Prerequisites: Completion of core Ph.D. coursework and approval from the Ph.D. Program Committee.

DS-870. Ph.D. Dissertation Proposal. 2 Credits.
This course guides students through the process of developing and defending their dissertation proposal. Students will refine their research questions, review relevant literature, design their methodology, and outline their dissertation structure. The course emphasizes the formulation of a rigorous research plan, ethical considerations, and feasibility of the study. Students will be required to present and defend their proposal before their Dissertation Committee for approval before proceeding with their dissertation research.
Prerequisites: Successful completion of the Ph.D. Qualifying Exam (DS-860) and approval from the Dissertation Committee.

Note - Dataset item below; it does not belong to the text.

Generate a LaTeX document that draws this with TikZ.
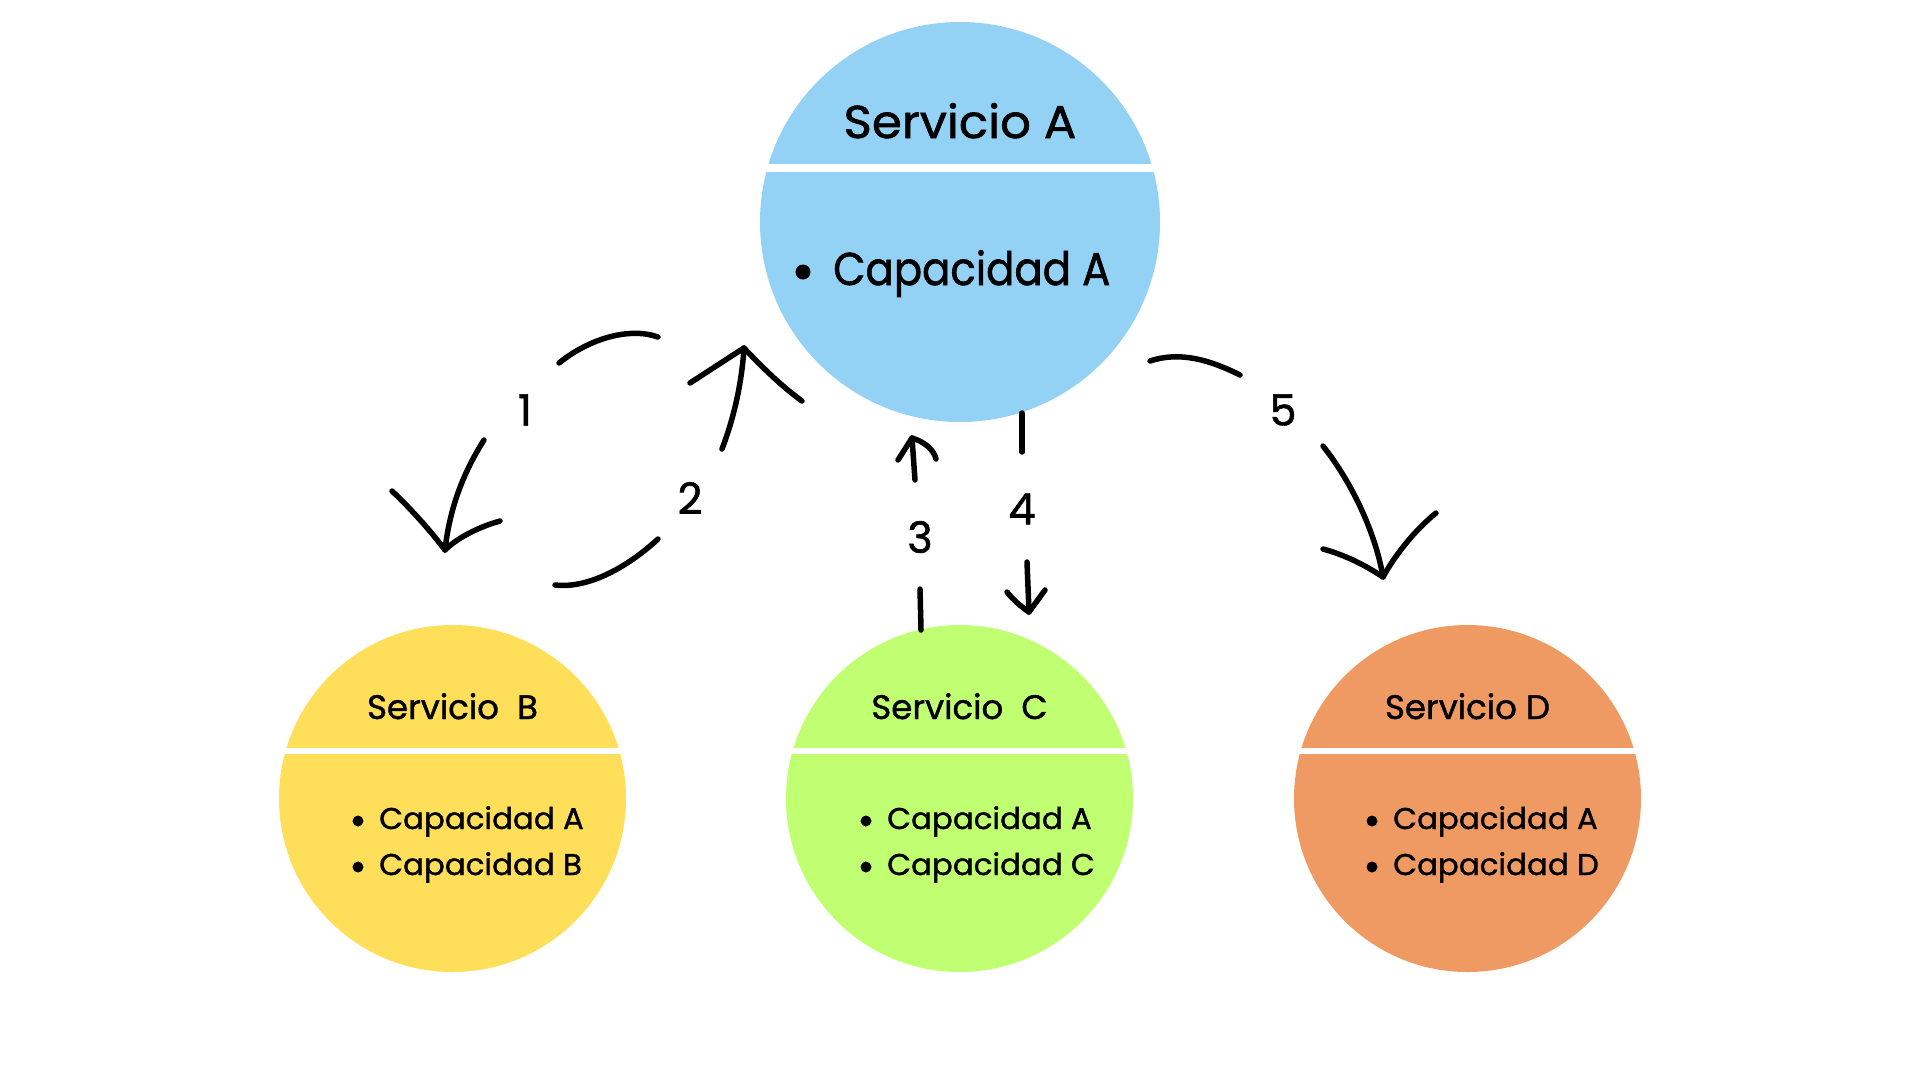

DS-871 and 872. Dissertation Seminar I & II. 3 Credits each.
These course sections will guide and assist in the development of the dissertation proposal, writing dissertation chapters, design, data analysis, preparing articles for publication, developing research proposals for professional conferences and other professional arenas. Emphasis will be placed on individual student work with their Mentor and Dissertation Committee members.

DS-873 and 874. Dissertation Seminar III and IV. 3 Credits each.
In these course sections, doctoral students work individually with their Mentor and Dissertation Committee members on the completion of their dissertation. To be deemed acceptable, the dissertation must be evidence that the student has pursued a program of relevant educational knowledge in the field of educational leadership in a higher education or K-12 school system setting. Students must maintain continuous enrollment in this course until they have completed and defended their dissertation. Students must have their dissertation proposal approved by the Doctoral Committee for Research Involving Human Subjects before registering for this course.